Last season, Mike Tauchman was one of the unsung hero of the New York Yankees. The team had some incredibly bad luck with injuries and someone needed to step up his game. Thankfully, Clint Frazier did it for a while and Brett Gardner had a career-best year.
However, Tauchman came almost out of the blue and performed admirably: he finished 2019 with 2.6 fWAR in just 87 games, which translated to a 162-game pace, is roughly 4.8 wins above replacement. That number would make him a borderline star.
But is Tauchman really a 4.8 WAR player? Well, he looks the part defensively. He had a 4.2 “Def” rating according to Fangraphs, which is basically 4.2 fielding runs above average.In left field, he had 12 DRS, 6.3 UZR and 19.1 UZR/150 in 472.2 frames. He was elite out there.
The New York Yankees also sent him for 99.2 innings in center field, and he was OK there, too. He had 2 DRS, 0.7 UZR and 3.7 UZR/150 while patroling the outfield’s most difficult position.
On the basepaths, Tauchman was also a net positive. The Yankees’ outfielder stole six bases plus four on the minors, and had a +1.2 base running rating per Fangraphs.
Is the Yankees’ outfielder a true-talent +.500-slugging hitter?
The offensive side of the game is where his value is more difficult to identify. He slashed .277/.361/.504 with a .364 wOBA and a 128 wRC+, all very good numbers. He hit 13 home runs in just under 300 plate appearances (296.) But his expected stats were somewhat lacking (.248 xBA, .412 xSLG, .323 xwOBA) and that raises the question about the sustainability of his performance.

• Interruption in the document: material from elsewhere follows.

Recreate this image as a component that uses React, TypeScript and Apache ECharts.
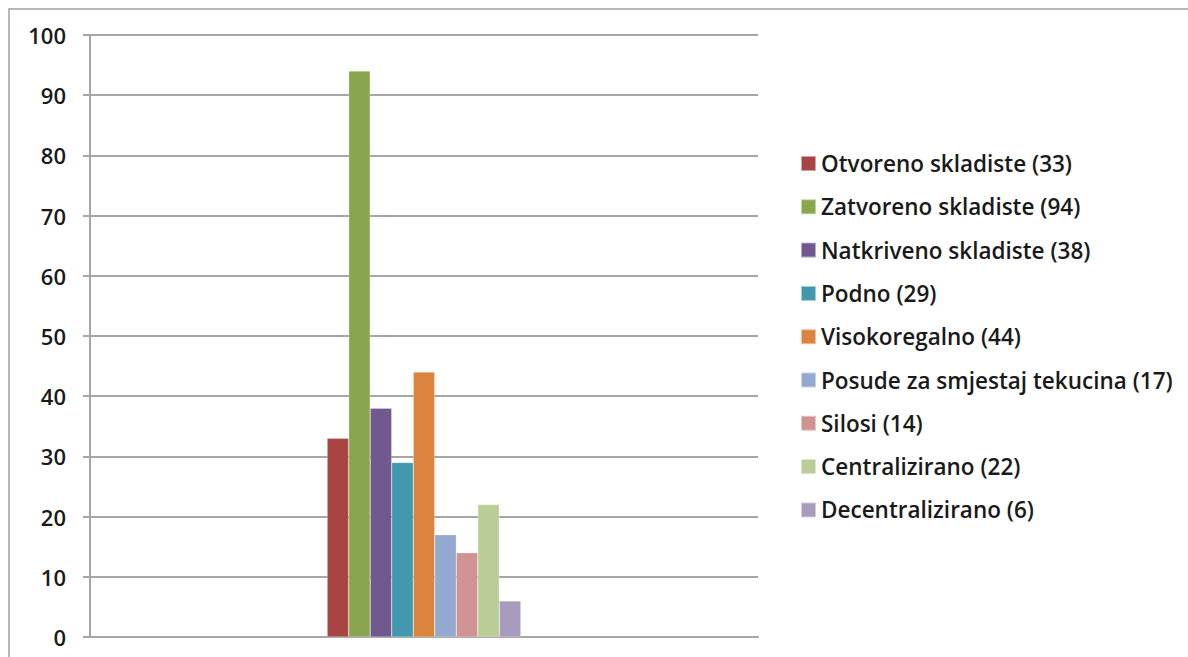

He did, however, had a more than decent hard-hit rate of over 39 percent and upped his average exit velocity to the 88.5 mph range. So while he may not be a true-talent .277/.361/.504 hitter, he looks capable of batting in the .260-.270 range while slugging somewhere in the neighborhood of .470-.480 and sporting an OBP near .350. With his defense and baserunning, that would make him a very good player, and the Yankees surely won’t complain.
If the coronavirus outbreak hadn’t stopped the season from starting when it was scheduled, Tauchman would have been an unquestioned regular, either in center or left field (he was elite in the latter last year.) However, that wasn’t the case and MLB and the union are still negotiating the terms for a restart, which have caused injured stars in the Yankees’ lineup such as Aaron Judge, Aaron Hicks and Giancarlo Stanton, to get healthier.
Unfortunately for Tauchman, they are all outfielders, and they will all play at least semi-regularly if they aren’t hurt. That’s why Tauchman’s prospects for regular playing time have taken a hit in the last few weeks, and will worsen if there isn’t a quick resolution.